## What needs to be done
Set down each line of the data below exactly as it stands, dropping the pictures.

## Data

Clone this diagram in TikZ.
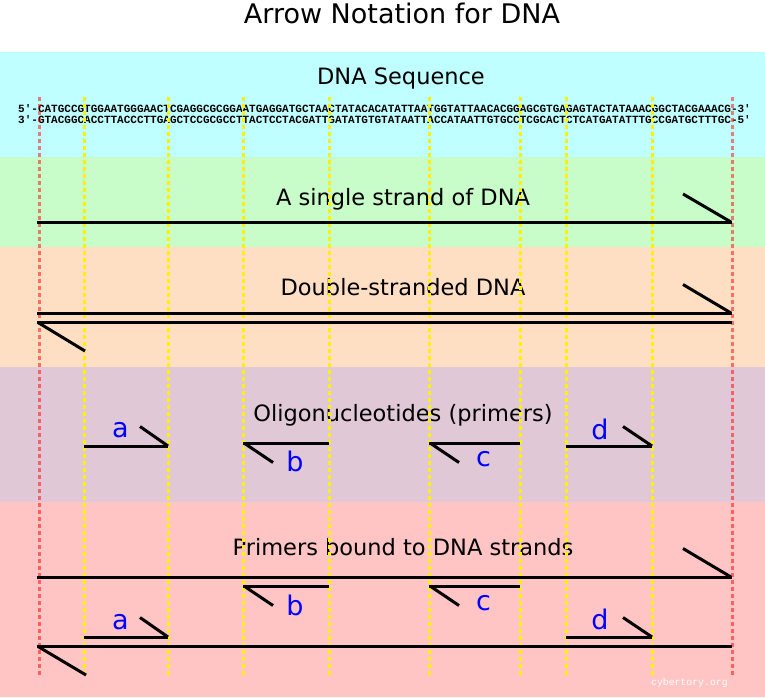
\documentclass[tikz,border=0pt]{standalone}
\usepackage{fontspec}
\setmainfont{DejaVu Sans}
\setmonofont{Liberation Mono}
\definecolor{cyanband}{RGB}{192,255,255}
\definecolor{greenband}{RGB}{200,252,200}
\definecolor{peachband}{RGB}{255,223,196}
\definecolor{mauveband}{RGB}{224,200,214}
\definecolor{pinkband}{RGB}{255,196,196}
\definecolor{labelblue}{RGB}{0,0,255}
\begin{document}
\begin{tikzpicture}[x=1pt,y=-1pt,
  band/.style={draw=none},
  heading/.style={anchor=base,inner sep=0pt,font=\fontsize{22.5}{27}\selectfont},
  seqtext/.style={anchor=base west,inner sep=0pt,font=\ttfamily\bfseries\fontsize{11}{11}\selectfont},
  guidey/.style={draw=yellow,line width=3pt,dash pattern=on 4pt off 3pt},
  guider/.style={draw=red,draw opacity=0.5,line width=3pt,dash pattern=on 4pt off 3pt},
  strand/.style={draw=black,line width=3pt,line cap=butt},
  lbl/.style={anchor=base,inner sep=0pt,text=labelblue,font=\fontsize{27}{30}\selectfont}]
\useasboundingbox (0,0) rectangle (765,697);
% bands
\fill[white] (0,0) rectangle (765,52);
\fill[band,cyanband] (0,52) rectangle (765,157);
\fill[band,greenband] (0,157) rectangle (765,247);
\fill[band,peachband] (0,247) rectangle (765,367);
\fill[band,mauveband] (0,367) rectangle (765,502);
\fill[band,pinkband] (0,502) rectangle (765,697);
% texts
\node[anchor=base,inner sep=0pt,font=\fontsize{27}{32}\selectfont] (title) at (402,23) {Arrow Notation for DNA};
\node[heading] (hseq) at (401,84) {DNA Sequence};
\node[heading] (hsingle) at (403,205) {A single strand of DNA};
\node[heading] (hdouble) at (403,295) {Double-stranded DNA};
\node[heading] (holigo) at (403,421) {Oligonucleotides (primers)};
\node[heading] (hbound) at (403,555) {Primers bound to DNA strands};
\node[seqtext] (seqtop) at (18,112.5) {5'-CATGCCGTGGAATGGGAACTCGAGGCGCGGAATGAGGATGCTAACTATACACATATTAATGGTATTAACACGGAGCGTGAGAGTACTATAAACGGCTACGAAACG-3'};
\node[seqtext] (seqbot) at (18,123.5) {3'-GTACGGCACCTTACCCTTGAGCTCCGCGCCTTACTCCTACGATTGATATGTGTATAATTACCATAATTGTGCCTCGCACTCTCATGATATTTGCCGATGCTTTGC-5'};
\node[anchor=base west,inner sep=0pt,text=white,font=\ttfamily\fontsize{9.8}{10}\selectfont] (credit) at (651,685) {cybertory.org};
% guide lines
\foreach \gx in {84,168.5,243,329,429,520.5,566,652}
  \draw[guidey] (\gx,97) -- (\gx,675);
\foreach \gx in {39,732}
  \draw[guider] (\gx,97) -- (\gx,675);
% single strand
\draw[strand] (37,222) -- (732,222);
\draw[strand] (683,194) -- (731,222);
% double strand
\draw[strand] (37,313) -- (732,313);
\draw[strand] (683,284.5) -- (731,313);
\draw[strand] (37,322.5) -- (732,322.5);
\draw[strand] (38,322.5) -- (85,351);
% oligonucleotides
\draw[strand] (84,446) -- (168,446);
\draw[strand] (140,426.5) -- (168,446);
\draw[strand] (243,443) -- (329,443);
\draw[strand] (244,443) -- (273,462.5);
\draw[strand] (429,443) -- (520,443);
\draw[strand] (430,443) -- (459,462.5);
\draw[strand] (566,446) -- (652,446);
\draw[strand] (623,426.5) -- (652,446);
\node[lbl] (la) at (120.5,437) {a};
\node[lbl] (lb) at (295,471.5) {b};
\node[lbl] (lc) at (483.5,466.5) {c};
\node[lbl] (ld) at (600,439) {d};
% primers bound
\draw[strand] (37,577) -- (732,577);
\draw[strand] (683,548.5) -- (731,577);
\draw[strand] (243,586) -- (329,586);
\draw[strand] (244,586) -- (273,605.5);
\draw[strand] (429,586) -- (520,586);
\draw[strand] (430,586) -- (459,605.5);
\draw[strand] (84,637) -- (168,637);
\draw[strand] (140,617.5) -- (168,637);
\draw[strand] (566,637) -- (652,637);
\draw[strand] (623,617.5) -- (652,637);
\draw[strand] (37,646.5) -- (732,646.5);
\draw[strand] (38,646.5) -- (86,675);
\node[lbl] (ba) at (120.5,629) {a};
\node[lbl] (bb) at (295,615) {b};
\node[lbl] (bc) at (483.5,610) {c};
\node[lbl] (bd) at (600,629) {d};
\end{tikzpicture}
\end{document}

## The result
Clone this diagram in TikZ.
\documentclass[tikz,border=0pt]{standalone}
\usepackage{fontspec}
\setmainfont{DejaVu Sans}
\setmonofont{Liberation Mono}
\definecolor{cyanband}{RGB}{192,255,255}
\definecolor{greenband}{RGB}{200,252,200}
\definecolor{peachband}{RGB}{255,223,196}
\definecolor{mauveband}{RGB}{224,200,214}
\definecolor{pinkband}{RGB}{255,196,196}
\definecolor{labelblue}{RGB}{0,0,255}
\begin{document}
\begin{tikzpicture}[x=1pt,y=-1pt,
  band/.style={draw=none},
  heading/.style={anchor=base,inner sep=0pt,font=\fontsize{22.5}{27}\selectfont},
  seqtext/.style={anchor=base west,inner sep=0pt,font=\ttfamily\bfseries\fontsize{11}{11}\selectfont},
  guidey/.style={draw=yellow,line width=3pt,dash pattern=on 4pt off 3pt},
  guider/.style={draw=red,draw opacity=0.5,line width=3pt,dash pattern=on 4pt off 3pt},
  strand/.style={draw=black,line width=3pt,line cap=butt},
  lbl/.style={anchor=base,inner sep=0pt,text=labelblue,font=\fontsize{27}{30}\selectfont}]
\useasboundingbox (0,0) rectangle (765,697);
% bands
\fill[white] (0,0) rectangle (765,52);
\fill[band,cyanband] (0,52) rectangle (765,157);
\fill[band,greenband] (0,157) rectangle (765,247);
\fill[band,peachband] (0,247) rectangle (765,367);
\fill[band,mauveband] (0,367) rectangle (765,502);
\fill[band,pinkband] (0,502) rectangle (765,697);
% texts
\node[anchor=base,inner sep=0pt,font=\fontsize{27}{32}\selectfont] (title) at (402,23) {Arrow Notation for DNA};
\node[heading] (hseq) at (401,84) {DNA Sequence};
\node[heading] (hsingle) at (403,205) {A single strand of DNA};
\node[heading] (hdouble) at (403,295) {Double-stranded DNA};
\node[heading] (holigo) at (403,421) {Oligonucleotides (primers)};
\node[heading] (hbound) at (403,555) {Primers bound to DNA strands};
\node[seqtext] (seqtop) at (18,112.5) {5'-CATGCCGTGGAATGGGAACTCGAGGCGCGGAATGAGGATGCTAACTATACACATATTAATGGTATTAACACGGAGCGTGAGAGTACTATAAACGGCTACGAAACG-3'};
\node[seqtext] (seqbot) at (18,123.5) {3'-GTACGGCACCTTACCCTTGAGCTCCGCGCCTTACTCCTACGATTGATATGTGTATAATTACCATAATTGTGCCTCGCACTCTCATGATATTTGCCGATGCTTTGC-5'};
\node[anchor=base west,inner sep=0pt,text=white,font=\ttfamily\fontsize{9.8}{10}\selectfont] (credit) at (651,685) {cybertory.org};
% guide lines
\foreach \gx in {84,168.5,243,329,429,520.5,566,652}
  \draw[guidey] (\gx,97) -- (\gx,675);
\foreach \gx in {39,732}
  \draw[guider] (\gx,97) -- (\gx,675);
% single strand
\draw[strand] (37,222) -- (732,222);
\draw[strand] (683,194) -- (731,222);
% double strand
\draw[strand] (37,313) -- (732,313);
\draw[strand] (683,284.5) -- (731,313);
\draw[strand] (37,322.5) -- (732,322.5);
\draw[strand] (38,322.5) -- (85,351);
% oligonucleotides
\draw[strand] (84,446) -- (168,446);
\draw[strand] (140,426.5) -- (168,446);
\draw[strand] (243,443) -- (329,443);
\draw[strand] (244,443) -- (273,462.5);
\draw[strand] (429,443) -- (520,443);
\draw[strand] (430,443) -- (459,462.5);
\draw[strand] (566,446) -- (652,446);
\draw[strand] (623,426.5) -- (652,446);
\node[lbl] (la) at (120.5,437) {a};
\node[lbl] (lb) at (295,471.5) {b};
\node[lbl] (lc) at (483.5,466.5) {c};
\node[lbl] (ld) at (600,439) {d};
% primers bound
\draw[strand] (37,577) -- (732,577);
\draw[strand] (683,548.5) -- (731,577);
\draw[strand] (243,586) -- (329,586);
\draw[strand] (244,586) -- (273,605.5);
\draw[strand] (429,586) -- (520,586);
\draw[strand] (430,586) -- (459,605.5);
\draw[strand] (84,637) -- (168,637);
\draw[strand] (140,617.5) -- (168,637);
\draw[strand] (566,637) -- (652,637);
\draw[strand] (623,617.5) -- (652,637);
\draw[strand] (37,646.5) -- (732,646.5);
\draw[strand] (38,646.5) -- (86,675);
\node[lbl] (ba) at (120.5,629) {a};
\node[lbl] (bb) at (295,615) {b};
\node[lbl] (bc) at (483.5,610) {c};
\node[lbl] (bd) at (600,629) {d};
\end{tikzpicture}
\end{document}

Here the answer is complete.